#### [EXERCISE]
From the listing that follows, output everything exactly except the pictures.

#### [AVAILABLE DATA]
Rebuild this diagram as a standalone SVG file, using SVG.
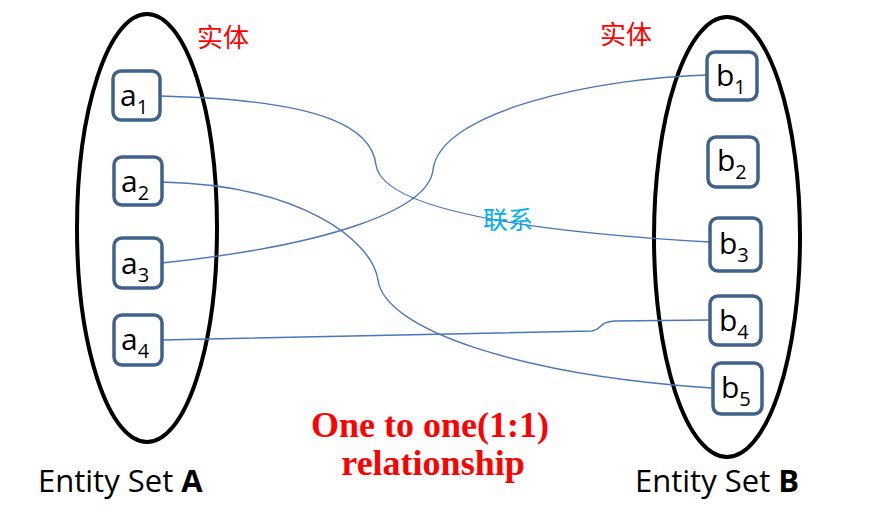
<svg xmlns="http://www.w3.org/2000/svg" width="869" height="513" viewBox="0 0 869 513">
<style>
.set{fill:none;stroke:#000;stroke-width:4}
.box{fill:#fff;stroke:#3F618C;stroke-width:3.5}
.lbl{font-family:"Open Sans","Liberation Sans",sans-serif;font-size:30px;fill:#000}
.sub{font-size:20px}
.conn{fill:none;stroke:#4A76B8;stroke-width:1.4}
.cn{font-family:"Noto Sans CJK SC",sans-serif;font-size:26px;fill:#FF0000}
.rel{font-family:"Noto Sans CJK SC",sans-serif;font-size:25px;fill:#00B0F0}
.title{font-family:"Liberation Serif",serif;font-weight:bold;font-size:36px;fill:#FF0000;text-anchor:middle}
.es{font-family:"Open Sans","Liberation Sans",sans-serif;font-size:31px;fill:#000}
</style>
<rect width="869" height="513" fill="#fff"/>
<g id="setA"><ellipse class="set" cx="147" cy="228" rx="70" ry="214"/></g>
<g id="setB"><ellipse class="set" cx="727" cy="237" rx="73" ry="220"/></g>
<g id="connectors">
<path class="conn" d="M160,96 C330,100 372,130 376,165 C382,205 500,230 710,242"/>
<path class="conn" d="M162,263 C330,245 428,210 433,170 C440,110 600,78 707,75"/>
<path class="conn" d="M162,182 C300,185 372,240 378,280 C385,330 520,375 712,388"/>
<path class="conn" d="M162,340 L592,331 C602,330 598,322 615,321 L710,320"/>
</g>
<g id="a1"><rect class="box" x="113" y="71" width="47" height="49" rx="8"/><text class="lbl" x="120" y="106">a<tspan class="sub" dy="8">1</tspan></text></g>
<g id="a2"><rect class="box" x="114" y="157" width="48" height="48" rx="8"/><text class="lbl" x="121" y="192">a<tspan class="sub" dy="8">2</tspan></text></g>
<g id="a3"><rect class="box" x="114" y="238" width="48" height="50" rx="8"/><text class="lbl" x="121" y="274">a<tspan class="sub" dy="8">3</tspan></text></g>
<g id="a4"><rect class="box" x="114" y="315" width="48" height="50" rx="8"/><text class="lbl" x="121" y="350">a<tspan class="sub" dy="8">4</tspan></text></g>
<g id="b1"><rect class="box" x="707" y="52" width="50" height="48" rx="8"/><text class="lbl" x="716" y="86">b<tspan class="sub" dy="8">1</tspan></text></g>
<g id="b2"><rect class="box" x="708" y="137" width="50" height="50" rx="8"/><text class="lbl" x="717" y="171">b<tspan class="sub" dy="8">2</tspan></text></g>
<g id="b3"><rect class="box" x="710" y="218" width="51" height="53" rx="8"/><text class="lbl" x="719" y="254">b<tspan class="sub" dy="8">3</tspan></text></g>
<g id="b4"><rect class="box" x="710" y="296" width="51" height="49" rx="8"/><text class="lbl" x="719" y="331">b<tspan class="sub" dy="8">4</tspan></text></g>
<g id="b5"><rect class="box" x="713" y="363" width="49" height="51" rx="8"/><text class="lbl" x="721" y="398">b<tspan class="sub" dy="8">5</tspan></text></g>
<text class="cn" x="197" y="47">实体</text>
<text class="cn" x="600" y="44">实体</text>
<text class="rel" x="483" y="229">联系</text>
<text class="title" x="430" y="437">One to one(1:1)</text>
<text class="title" x="433" y="475">relationship</text>
<text class="es" x="38" y="492">Entity Set <tspan font-weight="bold">A</tspan></text>
<text class="es" x="635" y="492">Entity Set <tspan font-weight="bold">B</tspan></text>
</svg>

#### [COMPLETE OUTPUT]
Rebuild this diagram as a standalone SVG file, using SVG.
<svg xmlns="http://www.w3.org/2000/svg" width="869" height="513" viewBox="0 0 869 513">
<style>
.set{fill:none;stroke:#000;stroke-width:4}
.box{fill:#fff;stroke:#3F618C;stroke-width:3.5}
.lbl{font-family:"Open Sans","Liberation Sans",sans-serif;font-size:30px;fill:#000}
.sub{font-size:20px}
.conn{fill:none;stroke:#4A76B8;stroke-width:1.4}
.cn{font-family:"Noto Sans CJK SC",sans-serif;font-size:26px;fill:#FF0000}
.rel{font-family:"Noto Sans CJK SC",sans-serif;font-size:25px;fill:#00B0F0}
.title{font-family:"Liberation Serif",serif;font-weight:bold;font-size:36px;fill:#FF0000;text-anchor:middle}
.es{font-family:"Open Sans","Liberation Sans",sans-serif;font-size:31px;fill:#000}
</style>
<rect width="869" height="513" fill="#fff"/>
<g id="setA"><ellipse class="set" cx="147" cy="228" rx="70" ry="214"/></g>
<g id="setB"><ellipse class="set" cx="727" cy="237" rx="73" ry="220"/></g>
<g id="connectors">
<path class="conn" d="M160,96 C330,100 372,130 376,165 C382,205 500,230 710,242"/>
<path class="conn" d="M162,263 C330,245 428,210 433,170 C440,110 600,78 707,75"/>
<path class="conn" d="M162,182 C300,185 372,240 378,280 C385,330 520,375 712,388"/>
<path class="conn" d="M162,340 L592,331 C602,330 598,322 615,321 L710,320"/>
</g>
<g id="a1"><rect class="box" x="113" y="71" width="47" height="49" rx="8"/><text class="lbl" x="120" y="106">a<tspan class="sub" dy="8">1</tspan></text></g>
<g id="a2"><rect class="box" x="114" y="157" width="48" height="48" rx="8"/><text class="lbl" x="121" y="192">a<tspan class="sub" dy="8">2</tspan></text></g>
<g id="a3"><rect class="box" x="114" y="238" width="48" height="50" rx="8"/><text class="lbl" x="121" y="274">a<tspan class="sub" dy="8">3</tspan></text></g>
<g id="a4"><rect class="box" x="114" y="315" width="48" height="50" rx="8"/><text class="lbl" x="121" y="350">a<tspan class="sub" dy="8">4</tspan></text></g>
<g id="b1"><rect class="box" x="707" y="52" width="50" height="48" rx="8"/><text class="lbl" x="716" y="86">b<tspan class="sub" dy="8">1</tspan></text></g>
<g id="b2"><rect class="box" x="708" y="137" width="50" height="50" rx="8"/><text class="lbl" x="717" y="171">b<tspan class="sub" dy="8">2</tspan></text></g>
<g id="b3"><rect class="box" x="710" y="218" width="51" height="53" rx="8"/><text class="lbl" x="719" y="254">b<tspan class="sub" dy="8">3</tspan></text></g>
<g id="b4"><rect class="box" x="710" y="296" width="51" height="49" rx="8"/><text class="lbl" x="719" y="331">b<tspan class="sub" dy="8">4</tspan></text></g>
<g id="b5"><rect class="box" x="713" y="363" width="49" height="51" rx="8"/><text class="lbl" x="721" y="398">b<tspan class="sub" dy="8">5</tspan></text></g>
<text class="cn" x="197" y="47">实体</text>
<text class="cn" x="600" y="44">实体</text>
<text class="rel" x="483" y="229">联系</text>
<text class="title" x="430" y="437">One to one(1:1)</text>
<text class="title" x="433" y="475">relationship</text>
<text class="es" x="38" y="492">Entity Set <tspan font-weight="bold">A</tspan></text>
<text class="es" x="635" y="492">Entity Set <tspan font-weight="bold">B</tspan></text>
</svg>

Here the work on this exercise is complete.